→ **Stored data**:
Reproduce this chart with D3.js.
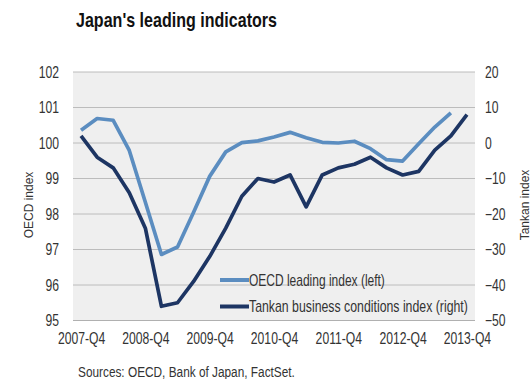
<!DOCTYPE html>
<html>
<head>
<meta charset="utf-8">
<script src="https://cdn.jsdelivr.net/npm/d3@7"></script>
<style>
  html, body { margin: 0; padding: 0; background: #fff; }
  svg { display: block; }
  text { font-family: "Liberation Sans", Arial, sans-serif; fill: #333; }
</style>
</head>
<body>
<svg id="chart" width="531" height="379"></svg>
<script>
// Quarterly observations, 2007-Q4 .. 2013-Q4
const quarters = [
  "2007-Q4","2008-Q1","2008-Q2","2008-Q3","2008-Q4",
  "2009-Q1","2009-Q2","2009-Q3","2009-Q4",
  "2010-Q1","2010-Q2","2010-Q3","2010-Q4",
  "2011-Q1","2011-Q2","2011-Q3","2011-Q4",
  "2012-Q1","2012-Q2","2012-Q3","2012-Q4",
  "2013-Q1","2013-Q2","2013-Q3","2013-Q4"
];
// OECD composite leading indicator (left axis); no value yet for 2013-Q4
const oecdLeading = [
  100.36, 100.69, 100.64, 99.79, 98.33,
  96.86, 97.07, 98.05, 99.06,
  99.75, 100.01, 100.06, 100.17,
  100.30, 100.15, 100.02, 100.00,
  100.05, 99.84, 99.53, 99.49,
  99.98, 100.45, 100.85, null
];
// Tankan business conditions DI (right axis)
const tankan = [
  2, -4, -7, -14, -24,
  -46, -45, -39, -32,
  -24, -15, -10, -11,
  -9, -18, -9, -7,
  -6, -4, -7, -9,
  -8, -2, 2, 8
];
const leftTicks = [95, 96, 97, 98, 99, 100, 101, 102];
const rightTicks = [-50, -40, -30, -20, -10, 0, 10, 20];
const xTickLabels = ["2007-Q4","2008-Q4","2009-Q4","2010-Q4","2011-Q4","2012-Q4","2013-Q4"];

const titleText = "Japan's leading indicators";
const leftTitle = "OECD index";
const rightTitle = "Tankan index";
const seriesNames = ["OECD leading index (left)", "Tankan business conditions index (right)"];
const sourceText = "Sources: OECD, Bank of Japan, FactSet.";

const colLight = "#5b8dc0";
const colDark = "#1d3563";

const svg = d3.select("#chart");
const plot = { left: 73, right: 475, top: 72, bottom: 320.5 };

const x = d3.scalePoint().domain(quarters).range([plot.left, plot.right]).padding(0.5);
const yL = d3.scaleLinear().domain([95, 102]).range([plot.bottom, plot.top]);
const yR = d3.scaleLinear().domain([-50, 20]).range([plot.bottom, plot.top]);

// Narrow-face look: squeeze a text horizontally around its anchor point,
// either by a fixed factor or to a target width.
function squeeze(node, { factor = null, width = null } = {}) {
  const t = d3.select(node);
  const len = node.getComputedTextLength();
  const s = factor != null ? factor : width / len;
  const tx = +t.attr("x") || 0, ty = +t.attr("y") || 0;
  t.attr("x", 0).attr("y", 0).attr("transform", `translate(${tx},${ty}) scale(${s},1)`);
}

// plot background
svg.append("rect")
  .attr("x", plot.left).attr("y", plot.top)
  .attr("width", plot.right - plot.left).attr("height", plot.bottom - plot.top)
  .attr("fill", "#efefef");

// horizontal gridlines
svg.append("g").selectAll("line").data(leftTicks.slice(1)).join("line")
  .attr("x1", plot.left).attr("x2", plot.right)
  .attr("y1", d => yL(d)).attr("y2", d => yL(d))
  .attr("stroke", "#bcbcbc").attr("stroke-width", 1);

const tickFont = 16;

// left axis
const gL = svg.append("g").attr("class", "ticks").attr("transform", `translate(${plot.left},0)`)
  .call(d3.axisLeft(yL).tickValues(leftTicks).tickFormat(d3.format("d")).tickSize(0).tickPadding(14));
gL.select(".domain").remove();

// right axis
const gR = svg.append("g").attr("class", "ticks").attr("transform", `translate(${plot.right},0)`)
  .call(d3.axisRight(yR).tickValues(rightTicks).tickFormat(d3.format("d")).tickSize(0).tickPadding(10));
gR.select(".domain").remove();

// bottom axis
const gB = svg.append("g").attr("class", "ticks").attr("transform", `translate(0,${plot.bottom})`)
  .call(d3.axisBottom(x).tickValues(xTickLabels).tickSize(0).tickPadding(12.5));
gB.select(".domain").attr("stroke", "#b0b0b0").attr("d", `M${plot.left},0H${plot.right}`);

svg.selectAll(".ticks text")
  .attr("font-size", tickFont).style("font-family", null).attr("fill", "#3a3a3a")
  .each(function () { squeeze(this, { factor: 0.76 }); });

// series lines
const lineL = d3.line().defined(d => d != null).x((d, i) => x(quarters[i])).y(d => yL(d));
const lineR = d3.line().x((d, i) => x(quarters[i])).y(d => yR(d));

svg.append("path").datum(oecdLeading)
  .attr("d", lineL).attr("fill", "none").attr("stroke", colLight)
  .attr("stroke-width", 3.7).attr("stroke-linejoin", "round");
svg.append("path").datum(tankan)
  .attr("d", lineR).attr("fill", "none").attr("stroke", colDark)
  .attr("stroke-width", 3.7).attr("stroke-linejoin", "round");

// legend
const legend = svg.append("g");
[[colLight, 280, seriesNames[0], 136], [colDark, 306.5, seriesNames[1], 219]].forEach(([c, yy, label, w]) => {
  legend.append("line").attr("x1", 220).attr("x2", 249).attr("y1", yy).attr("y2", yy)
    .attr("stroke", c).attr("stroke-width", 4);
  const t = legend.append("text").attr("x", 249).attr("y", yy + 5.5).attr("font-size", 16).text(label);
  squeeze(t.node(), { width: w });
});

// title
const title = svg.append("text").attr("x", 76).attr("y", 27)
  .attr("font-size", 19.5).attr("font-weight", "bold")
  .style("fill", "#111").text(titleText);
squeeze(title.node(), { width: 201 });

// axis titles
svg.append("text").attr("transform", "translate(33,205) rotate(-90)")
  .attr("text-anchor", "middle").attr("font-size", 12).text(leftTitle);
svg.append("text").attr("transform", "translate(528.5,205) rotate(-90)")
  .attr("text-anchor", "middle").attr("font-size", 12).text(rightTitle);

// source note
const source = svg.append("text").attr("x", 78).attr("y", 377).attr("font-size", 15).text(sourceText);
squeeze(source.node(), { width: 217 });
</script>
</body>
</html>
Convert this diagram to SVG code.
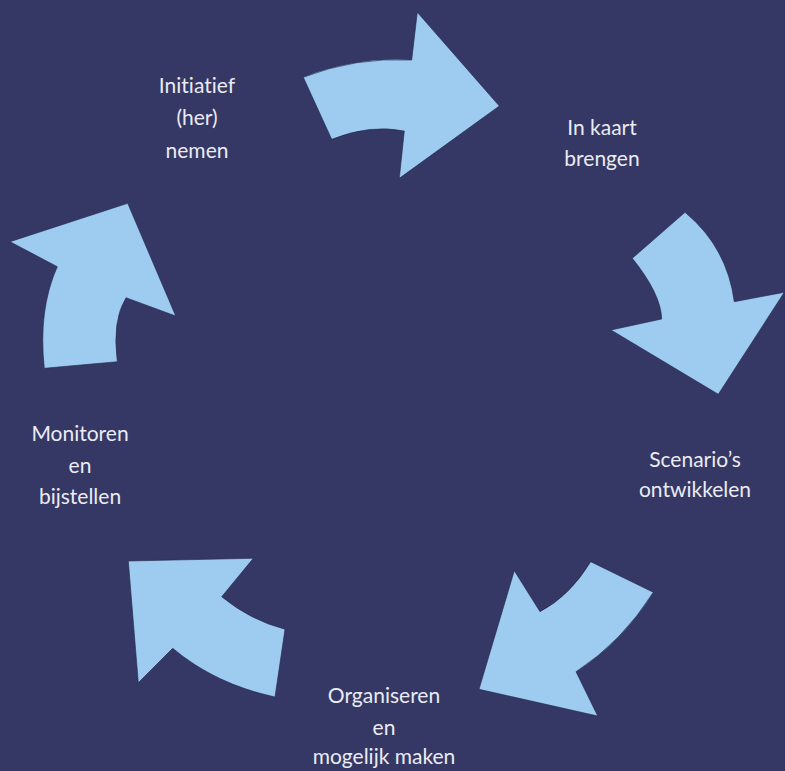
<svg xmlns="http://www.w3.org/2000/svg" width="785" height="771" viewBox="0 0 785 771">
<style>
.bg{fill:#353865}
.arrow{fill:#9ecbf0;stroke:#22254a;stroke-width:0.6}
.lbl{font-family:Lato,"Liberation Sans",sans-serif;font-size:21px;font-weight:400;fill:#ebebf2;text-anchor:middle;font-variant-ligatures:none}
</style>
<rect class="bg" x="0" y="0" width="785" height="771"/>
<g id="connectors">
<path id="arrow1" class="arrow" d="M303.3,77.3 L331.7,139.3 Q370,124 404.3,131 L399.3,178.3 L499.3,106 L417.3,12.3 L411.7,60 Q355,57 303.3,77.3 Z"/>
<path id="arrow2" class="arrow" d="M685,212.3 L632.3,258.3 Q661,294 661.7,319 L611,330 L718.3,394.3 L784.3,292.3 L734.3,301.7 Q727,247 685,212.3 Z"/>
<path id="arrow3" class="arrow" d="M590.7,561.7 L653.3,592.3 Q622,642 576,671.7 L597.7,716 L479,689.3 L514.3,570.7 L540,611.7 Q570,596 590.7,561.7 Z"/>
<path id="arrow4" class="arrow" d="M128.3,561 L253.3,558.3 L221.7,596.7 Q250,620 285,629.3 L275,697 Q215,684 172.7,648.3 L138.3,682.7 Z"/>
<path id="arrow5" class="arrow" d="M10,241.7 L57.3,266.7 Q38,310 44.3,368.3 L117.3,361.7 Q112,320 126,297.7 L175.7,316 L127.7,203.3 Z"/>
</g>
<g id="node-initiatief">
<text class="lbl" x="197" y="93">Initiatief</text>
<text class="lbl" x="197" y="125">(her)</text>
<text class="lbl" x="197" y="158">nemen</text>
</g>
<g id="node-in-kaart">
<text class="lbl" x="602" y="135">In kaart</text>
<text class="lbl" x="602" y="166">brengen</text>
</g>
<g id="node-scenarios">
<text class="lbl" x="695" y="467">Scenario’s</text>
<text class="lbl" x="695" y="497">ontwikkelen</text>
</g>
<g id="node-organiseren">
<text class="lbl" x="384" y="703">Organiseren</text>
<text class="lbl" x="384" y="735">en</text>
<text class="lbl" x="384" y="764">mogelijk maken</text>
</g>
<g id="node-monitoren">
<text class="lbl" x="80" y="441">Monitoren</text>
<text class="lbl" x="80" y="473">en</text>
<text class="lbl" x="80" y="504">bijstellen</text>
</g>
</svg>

→ **Stated task**:
Among the lines of the data above, determine how many contain the word "chart". Report the number alone.

→ **Reply**:
3